**Given instruction**: Beginning with the first line, set down every line through the one containing "(f4) [lbox, fill=orangef]", exactly as it appears, but not the pictures.

..............................

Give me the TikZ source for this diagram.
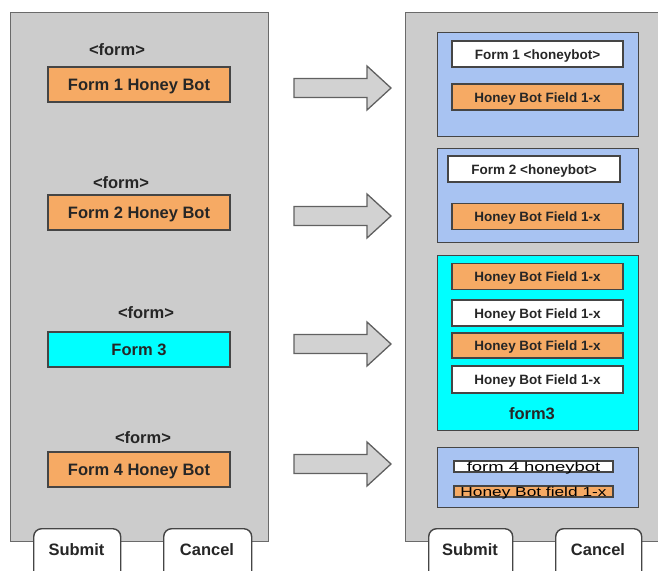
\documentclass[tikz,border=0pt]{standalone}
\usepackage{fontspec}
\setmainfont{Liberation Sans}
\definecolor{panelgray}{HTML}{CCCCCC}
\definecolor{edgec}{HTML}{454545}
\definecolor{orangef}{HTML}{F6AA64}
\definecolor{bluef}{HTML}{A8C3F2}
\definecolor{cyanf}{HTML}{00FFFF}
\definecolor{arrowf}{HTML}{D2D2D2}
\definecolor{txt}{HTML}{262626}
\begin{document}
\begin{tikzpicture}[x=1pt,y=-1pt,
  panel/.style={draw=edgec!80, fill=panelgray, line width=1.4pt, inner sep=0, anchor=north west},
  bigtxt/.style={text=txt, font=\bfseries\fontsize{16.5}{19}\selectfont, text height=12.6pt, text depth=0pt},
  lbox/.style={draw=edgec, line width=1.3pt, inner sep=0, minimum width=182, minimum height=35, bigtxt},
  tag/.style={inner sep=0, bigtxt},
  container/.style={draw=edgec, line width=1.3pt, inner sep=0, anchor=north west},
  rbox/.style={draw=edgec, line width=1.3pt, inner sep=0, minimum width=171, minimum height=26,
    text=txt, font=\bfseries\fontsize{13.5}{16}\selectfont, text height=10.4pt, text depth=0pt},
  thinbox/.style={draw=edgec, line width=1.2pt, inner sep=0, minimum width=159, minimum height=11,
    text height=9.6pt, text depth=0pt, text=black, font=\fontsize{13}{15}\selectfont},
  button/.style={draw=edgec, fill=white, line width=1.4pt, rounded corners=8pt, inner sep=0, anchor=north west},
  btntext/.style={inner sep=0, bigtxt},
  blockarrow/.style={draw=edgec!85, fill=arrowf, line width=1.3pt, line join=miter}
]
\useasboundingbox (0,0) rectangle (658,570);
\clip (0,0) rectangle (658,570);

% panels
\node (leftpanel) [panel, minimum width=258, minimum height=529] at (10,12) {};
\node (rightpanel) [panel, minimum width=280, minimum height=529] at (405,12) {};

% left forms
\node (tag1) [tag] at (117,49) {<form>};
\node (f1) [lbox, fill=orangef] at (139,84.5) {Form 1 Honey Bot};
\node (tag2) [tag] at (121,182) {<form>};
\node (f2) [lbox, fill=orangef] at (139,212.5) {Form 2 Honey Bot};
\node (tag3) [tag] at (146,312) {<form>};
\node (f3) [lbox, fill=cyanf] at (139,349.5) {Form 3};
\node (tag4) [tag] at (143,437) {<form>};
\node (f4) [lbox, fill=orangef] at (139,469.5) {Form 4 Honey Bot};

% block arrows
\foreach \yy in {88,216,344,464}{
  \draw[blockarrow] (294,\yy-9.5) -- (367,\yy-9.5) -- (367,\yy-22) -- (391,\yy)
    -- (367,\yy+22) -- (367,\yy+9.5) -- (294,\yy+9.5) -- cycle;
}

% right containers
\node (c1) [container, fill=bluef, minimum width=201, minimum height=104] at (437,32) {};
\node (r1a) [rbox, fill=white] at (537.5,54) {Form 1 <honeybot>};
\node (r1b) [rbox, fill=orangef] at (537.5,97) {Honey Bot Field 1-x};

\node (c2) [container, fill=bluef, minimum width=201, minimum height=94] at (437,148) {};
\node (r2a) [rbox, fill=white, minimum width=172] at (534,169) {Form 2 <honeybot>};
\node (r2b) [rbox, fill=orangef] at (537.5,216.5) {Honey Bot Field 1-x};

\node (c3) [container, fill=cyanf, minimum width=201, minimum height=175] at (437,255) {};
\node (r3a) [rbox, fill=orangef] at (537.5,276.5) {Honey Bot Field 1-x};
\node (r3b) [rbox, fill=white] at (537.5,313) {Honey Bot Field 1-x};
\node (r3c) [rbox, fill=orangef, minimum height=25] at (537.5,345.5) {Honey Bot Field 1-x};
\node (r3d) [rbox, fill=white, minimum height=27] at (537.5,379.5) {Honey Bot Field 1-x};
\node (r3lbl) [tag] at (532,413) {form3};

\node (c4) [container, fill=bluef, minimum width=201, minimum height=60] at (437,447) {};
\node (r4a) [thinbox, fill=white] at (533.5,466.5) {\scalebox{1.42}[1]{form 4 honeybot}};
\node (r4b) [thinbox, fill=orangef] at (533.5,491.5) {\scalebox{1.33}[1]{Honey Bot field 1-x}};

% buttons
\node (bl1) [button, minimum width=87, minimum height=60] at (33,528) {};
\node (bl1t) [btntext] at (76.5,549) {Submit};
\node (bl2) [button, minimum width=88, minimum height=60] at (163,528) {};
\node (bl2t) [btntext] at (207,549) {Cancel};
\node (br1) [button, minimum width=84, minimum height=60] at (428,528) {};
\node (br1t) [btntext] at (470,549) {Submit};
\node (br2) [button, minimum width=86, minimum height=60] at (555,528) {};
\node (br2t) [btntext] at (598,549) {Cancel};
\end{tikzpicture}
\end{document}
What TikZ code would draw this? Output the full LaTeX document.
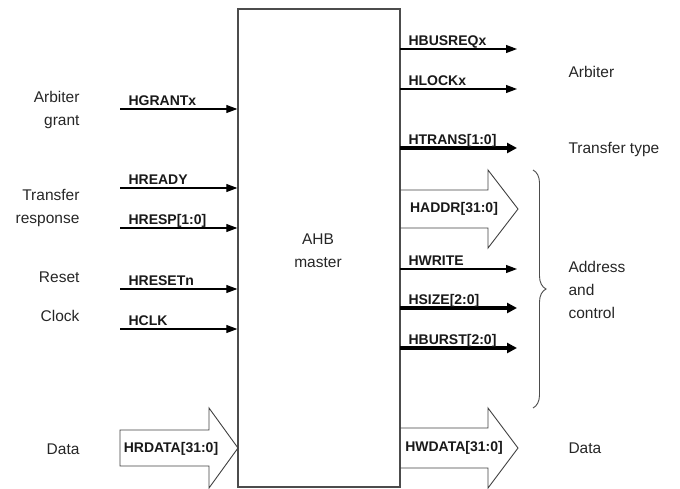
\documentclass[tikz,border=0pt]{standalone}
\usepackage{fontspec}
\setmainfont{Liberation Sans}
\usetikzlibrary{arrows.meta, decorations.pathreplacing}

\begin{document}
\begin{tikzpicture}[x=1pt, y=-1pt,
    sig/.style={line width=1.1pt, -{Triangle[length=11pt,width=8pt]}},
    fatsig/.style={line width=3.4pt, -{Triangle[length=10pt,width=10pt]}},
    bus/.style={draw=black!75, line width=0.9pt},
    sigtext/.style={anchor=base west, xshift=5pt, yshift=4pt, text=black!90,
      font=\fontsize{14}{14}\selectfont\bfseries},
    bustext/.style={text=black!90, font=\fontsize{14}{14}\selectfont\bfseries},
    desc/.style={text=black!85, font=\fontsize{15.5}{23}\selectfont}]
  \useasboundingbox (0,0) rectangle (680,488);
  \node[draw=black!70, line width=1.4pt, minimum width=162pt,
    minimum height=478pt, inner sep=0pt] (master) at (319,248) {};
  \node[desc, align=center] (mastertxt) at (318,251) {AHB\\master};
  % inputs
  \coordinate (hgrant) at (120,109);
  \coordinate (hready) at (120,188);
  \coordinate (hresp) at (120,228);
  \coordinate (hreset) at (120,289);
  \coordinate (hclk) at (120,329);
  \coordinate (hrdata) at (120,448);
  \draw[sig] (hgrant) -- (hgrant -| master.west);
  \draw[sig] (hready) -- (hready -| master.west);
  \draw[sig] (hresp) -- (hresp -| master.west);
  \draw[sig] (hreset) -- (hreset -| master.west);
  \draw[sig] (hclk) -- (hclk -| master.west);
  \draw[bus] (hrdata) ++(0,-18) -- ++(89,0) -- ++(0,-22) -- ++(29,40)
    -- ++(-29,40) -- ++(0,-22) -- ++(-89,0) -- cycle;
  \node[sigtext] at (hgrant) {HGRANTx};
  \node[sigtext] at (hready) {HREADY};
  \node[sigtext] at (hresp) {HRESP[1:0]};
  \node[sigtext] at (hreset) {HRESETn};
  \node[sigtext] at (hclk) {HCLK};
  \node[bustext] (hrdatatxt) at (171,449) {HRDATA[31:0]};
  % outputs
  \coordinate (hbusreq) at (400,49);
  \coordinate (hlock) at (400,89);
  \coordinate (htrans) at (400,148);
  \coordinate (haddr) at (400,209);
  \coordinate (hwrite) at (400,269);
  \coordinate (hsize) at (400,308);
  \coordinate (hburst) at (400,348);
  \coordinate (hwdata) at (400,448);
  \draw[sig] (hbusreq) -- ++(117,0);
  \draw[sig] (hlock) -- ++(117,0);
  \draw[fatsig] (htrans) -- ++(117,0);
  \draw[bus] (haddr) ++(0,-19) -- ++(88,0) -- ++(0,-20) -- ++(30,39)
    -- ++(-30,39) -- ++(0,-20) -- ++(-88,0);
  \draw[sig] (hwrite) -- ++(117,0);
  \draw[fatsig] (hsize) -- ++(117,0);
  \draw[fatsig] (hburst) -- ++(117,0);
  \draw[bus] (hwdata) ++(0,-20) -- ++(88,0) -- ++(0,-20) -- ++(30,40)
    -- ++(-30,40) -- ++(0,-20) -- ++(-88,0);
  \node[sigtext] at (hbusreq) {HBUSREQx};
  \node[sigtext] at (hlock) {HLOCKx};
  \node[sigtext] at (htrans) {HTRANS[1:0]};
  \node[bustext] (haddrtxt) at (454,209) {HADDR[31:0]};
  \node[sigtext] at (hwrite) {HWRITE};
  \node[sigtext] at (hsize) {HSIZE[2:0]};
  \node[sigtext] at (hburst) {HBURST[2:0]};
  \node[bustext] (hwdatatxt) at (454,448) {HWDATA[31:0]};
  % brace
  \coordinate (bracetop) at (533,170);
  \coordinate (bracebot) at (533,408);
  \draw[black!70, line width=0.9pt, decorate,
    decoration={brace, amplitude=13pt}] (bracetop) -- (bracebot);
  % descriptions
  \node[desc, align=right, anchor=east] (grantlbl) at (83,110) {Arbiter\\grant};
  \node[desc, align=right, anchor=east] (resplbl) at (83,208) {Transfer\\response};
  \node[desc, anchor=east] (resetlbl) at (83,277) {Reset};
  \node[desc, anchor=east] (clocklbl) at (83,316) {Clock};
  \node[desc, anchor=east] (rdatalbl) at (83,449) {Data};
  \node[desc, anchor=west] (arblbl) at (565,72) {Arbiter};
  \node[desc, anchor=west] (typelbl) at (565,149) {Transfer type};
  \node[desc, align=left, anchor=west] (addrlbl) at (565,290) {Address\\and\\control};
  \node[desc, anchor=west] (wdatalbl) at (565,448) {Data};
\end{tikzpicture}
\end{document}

..............................

**The response**:
Give me the TikZ source for this diagram.
\documentclass[tikz,border=0pt]{standalone}
\usepackage{fontspec}
\setmainfont{Liberation Sans}
\definecolor{panelgray}{HTML}{CCCCCC}
\definecolor{edgec}{HTML}{454545}
\definecolor{orangef}{HTML}{F6AA64}
\definecolor{bluef}{HTML}{A8C3F2}
\definecolor{cyanf}{HTML}{00FFFF}
\definecolor{arrowf}{HTML}{D2D2D2}
\definecolor{txt}{HTML}{262626}
\begin{document}
\begin{tikzpicture}[x=1pt,y=-1pt,
  panel/.style={draw=edgec!80, fill=panelgray, line width=1.4pt, inner sep=0, anchor=north west},
  bigtxt/.style={text=txt, font=\bfseries\fontsize{16.5}{19}\selectfont, text height=12.6pt, text depth=0pt},
  lbox/.style={draw=edgec, line width=1.3pt, inner sep=0, minimum width=182, minimum height=35, bigtxt},
  tag/.style={inner sep=0, bigtxt},
  container/.style={draw=edgec, line width=1.3pt, inner sep=0, anchor=north west},
  rbox/.style={draw=edgec, line width=1.3pt, inner sep=0, minimum width=171, minimum height=26,
    text=txt, font=\bfseries\fontsize{13.5}{16}\selectfont, text height=10.4pt, text depth=0pt},
  thinbox/.style={draw=edgec, line width=1.2pt, inner sep=0, minimum width=159, minimum height=11,
    text height=9.6pt, text depth=0pt, text=black, font=\fontsize{13}{15}\selectfont},
  button/.style={draw=edgec, fill=white, line width=1.4pt, rounded corners=8pt, inner sep=0, anchor=north west},
  btntext/.style={inner sep=0, bigtxt},
  blockarrow/.style={draw=edgec!85, fill=arrowf, line width=1.3pt, line join=miter}
]
\useasboundingbox (0,0) rectangle (658,570);
\clip (0,0) rectangle (658,570);

% panels
\node (leftpanel) [panel, minimum width=258, minimum height=529] at (10,12) {};
\node (rightpanel) [panel, minimum width=280, minimum height=529] at (405,12) {};

% left forms
\node (tag1) [tag] at (117,49) {<form>};
\node (f1) [lbox, fill=orangef] at (139,84.5) {Form 1 Honey Bot};
\node (tag2) [tag] at (121,182) {<form>};
\node (f2) [lbox, fill=orangef] at (139,212.5) {Form 2 Honey Bot};
\node (tag3) [tag] at (146,312) {<form>};
\node (f3) [lbox, fill=cyanf] at (139,349.5) {Form 3};
\node (tag4) [tag] at (143,437) {<form>};
\node (f4) [lbox, fill=orangef] at (139,469.5) {Form 4 Honey Bot};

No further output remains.